In 1856, he was back in Sanbornton and nearby Northfield, where Martha’s family lived. He seems to have been employed for a time by the Tilton Mills, but this did not last and he was soon on the move again. Meanwhile, Martha and young George Waldron, as their child was named, continued to live in Sanbornton and Northfield. A strong tie of affection which extended back to her school days united her with the Baker family, and this relationship was to continue throughout the years. The next available record of George shows him to have been employed for a number of years as Superintendent of the Appleton Woolen Factory in Appleton, Wisconsin. Fire destroyed the Appleton plant about 1863, and George made the original draft for the new factory, supervising the rebuilding of it as well as the installation and testing of the new machinery. Although urged to resume his former position, he returned to Sanbornton with Martha, who had joined him in Appleton in 1864.
No records are available to show George’s support of Martha and young George during their years of separation, but it is clear from letters to the family that she was independent and reasonably well cared for. A letter from an Appleton employer throws light on George’s later years: “He superintended the original Appleton Woolen Factory prior to its being burned, with credit to himself and high satisfaction to the proprietors—and also to the many patrons, who purchased the goods. . . . He was a man of temperate and moral habits, and also of business habits and capacity . . . is fully qualified to superintend the manufacture of woolen goods of all kinds.”

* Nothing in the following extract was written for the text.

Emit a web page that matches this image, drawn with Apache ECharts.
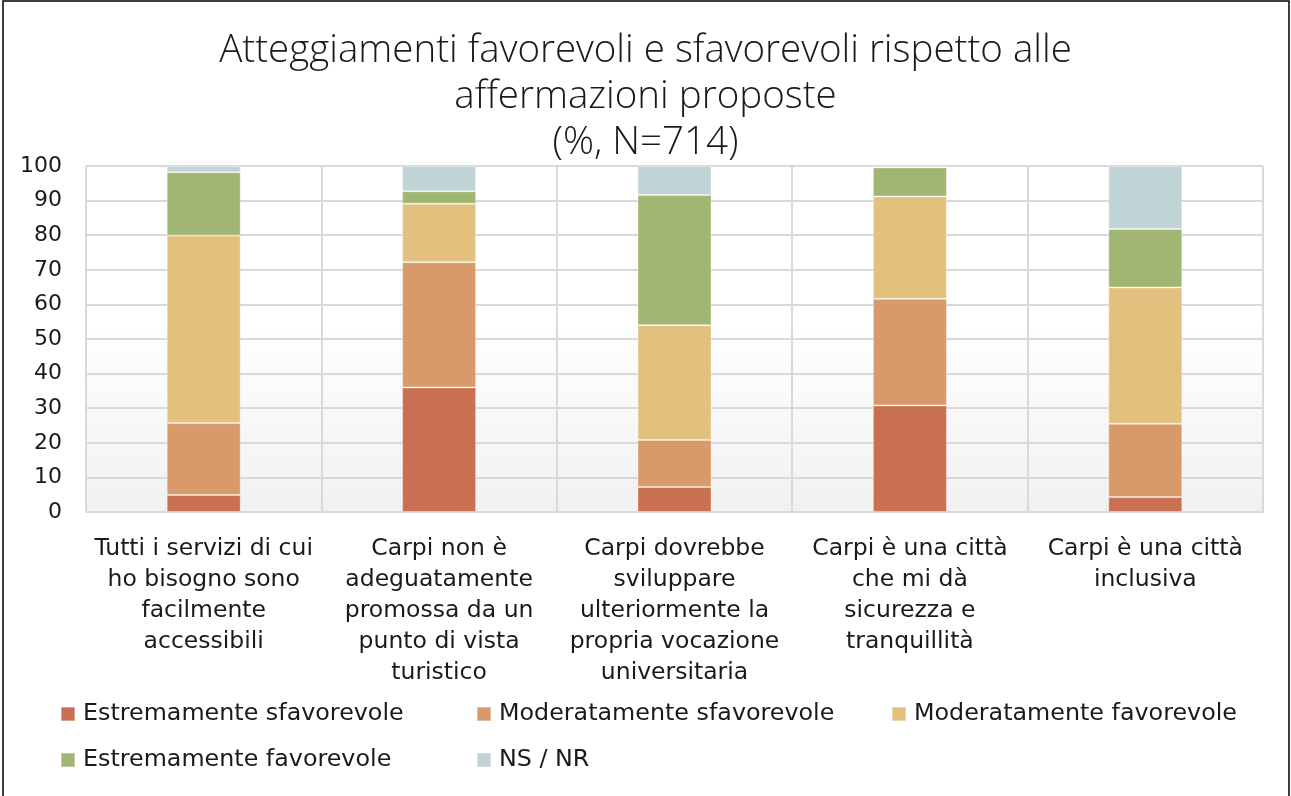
<html>
<head>
<meta charset="utf-8">
<script src="https://cdn.jsdelivr.net/npm/echarts@6/dist/echarts.min.js"></script>
<style>
  body { margin: 0; background: #fff; }
  #main { width: 1291px; height: 796px; }
</style>
</head>
<body>
<div id="main"></div>
<script>
// categories (statements) and answers in %
var categories = [
  'Tutti i servizi di cui\nho bisogno sono\nfacilmente\naccessibili',
  'Carpi non è\nadeguatamente\npromossa da un\npunto di vista\nturistico',
  'Carpi dovrebbe\nsviluppare\nulteriormente la\npropria vocazione\nuniversitaria',
  'Carpi è una città\nche mi dà\nsicurezza e\ntranquillità',
  'Carpi è una città\ninclusiva'
];
var seriesNames = ['Estremamente sfavorevole', 'Moderatamente sfavorevole', 'Moderatamente favorevole', 'Estremamente favorevole', 'NS / NR'];
var estSfav = [4.9, 36.0, 7.2, 30.8, 4.3];
var modSfav = [20.8, 36.2, 13.6, 30.8, 21.2];
var modFav = [54.2, 16.9, 33.2, 29.6, 39.4];
var estFav = [18.3, 3.6, 37.6, 8.4, 16.9];
var nsnr = [1.8, 7.3, 8.4, 0.4, 18.2];
var yTicks = [0, 100, 10];

var colors = ['#C87051', '#D8996B', '#E2C07E', '#A0B672', '#C0D4D6'];
var values = [estSfav, modSfav, modFav, estFav, nsnr];
var font = '"DejaVu Sans", sans-serif';
var titleFont = '"Open Sans", "Noto Sans", sans-serif';

var chart = echarts.init(document.getElementById('main'));

var series = seriesNames.map(function (n, i) {
  return {
    name: n,
    type: 'bar',
    stack: 'tot',
    barWidth: 74,
    data: values[i],
    itemStyle: { color: colors[i], borderColor: 'rgba(255,255,255,0.35)', borderWidth: 1 }
  };
});

// one legend per item so the columns line up like the original
var legPos = [[60, 702], [476, 702], [891, 702], [60, 748], [476, 748]];
var legends = seriesNames.map(function (n, i) {
  return {
    data: [n],
    left: legPos[i][0],
    top: legPos[i][1],
    padding: 0,
    icon: 'rect',
    itemWidth: 14,
    itemHeight: 14,
    itemGap: 0,
    selectedMode: false,
    textStyle: { fontFamily: font, fontSize: 23.8, color: '#1a1a1a', padding: [0, 0, 0, 3] }
  };
});

chart.setOption({
  animation: false,
  color: colors,
  title: {
    text: 'Atteggiamenti favorevoli e sfavorevoli rispetto alle\naffermazioni proposte\n(%, N=714)',
    left: 'center',
    top: 23,
    textStyle: { fontFamily: titleFont, fontWeight: 300, fontSize: 38.5, lineHeight: 46, color: '#1a1a1a' }
  },
  legend: legends,
  grid: {
    left: 86, right: 28, top: 166, height: 346,
    show: true,
    borderWidth: 0,
    backgroundColor: {
      type: 'linear', x: 0, y: 0, x2: 0, y2: 1,
      colorStops: [{ offset: 0, color: '#ffffff' }, { offset: 0.45, color: '#ffffff' }, { offset: 1, color: '#f1f1f1' }]
    }
  },
  xAxis: {
    type: 'category',
    data: categories,
    axisTick: { show: false },
    axisLine: { lineStyle: { color: '#d9d9d9', width: 2 } },
    splitLine: { show: true, lineStyle: { color: '#d9d9d9', width: 2 } },
    axisLabel: { interval: 0, margin: 21, fontFamily: font, fontSize: 23.5, lineHeight: 31, color: '#1a1a1a' }
  },
  yAxis: {
    type: 'value',
    min: yTicks[0], max: yTicks[1], interval: yTicks[2],
    axisLine: { show: false },
    axisTick: { show: false },
    splitLine: { lineStyle: { color: '#d9d9d9', width: 2 } },
    axisLabel: { margin: 24, fontFamily: font, fontSize: 22, color: '#1a1a1a' }
  },
  graphic: [{
    type: 'rect',
    shape: { x: 3, y: 1, width: 1286, height: 830 },
    style: { fill: 'none', stroke: '#000', lineWidth: 1.5 },
    silent: true
  }],
  series: series
});
</script>
</body>
</html>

Mark Baker passed on at Sanbornton Bridge in 1865, and the second Mrs. Baker, having waived her right to the use of the home, turned it over to George, who was next in line of inheritance. George outlived his father only a little more than two years, and Martha inherited the home after his passing, and continued to live there for more than twenty years.
George’s course was run. How shall one evaluate such a man as George Sullivan Baker? There were moments of genius in his experience when he glimpsed God in His beauty and purity, but he recorded in his journal that, “The cup of life is sweet at the brim, the flavour is impaired as we drink deeper, and the dregs are bitter that we may not struggle when it is taken from our lips.”
Disappointment seemed ever with him. Impatience with oppression and injustice, interference with individual rights as he saw them, and all forms of dishonesty drove him from place to place. Nevertheless, he worked constructively at his post, wherever he chanced to be, yet at heart he remained a rebel against many prevailing practices.
When his sister Mary visited him a few months before he passed on in 1867, he was unable to accept from her the very Truth for which he had so long sought. Mortality seemed to shadow his human experience, but his inner integrity remained untouched and his idealism was in tune with much thinking of the period, which in time led to the reshaping of the old order of his day.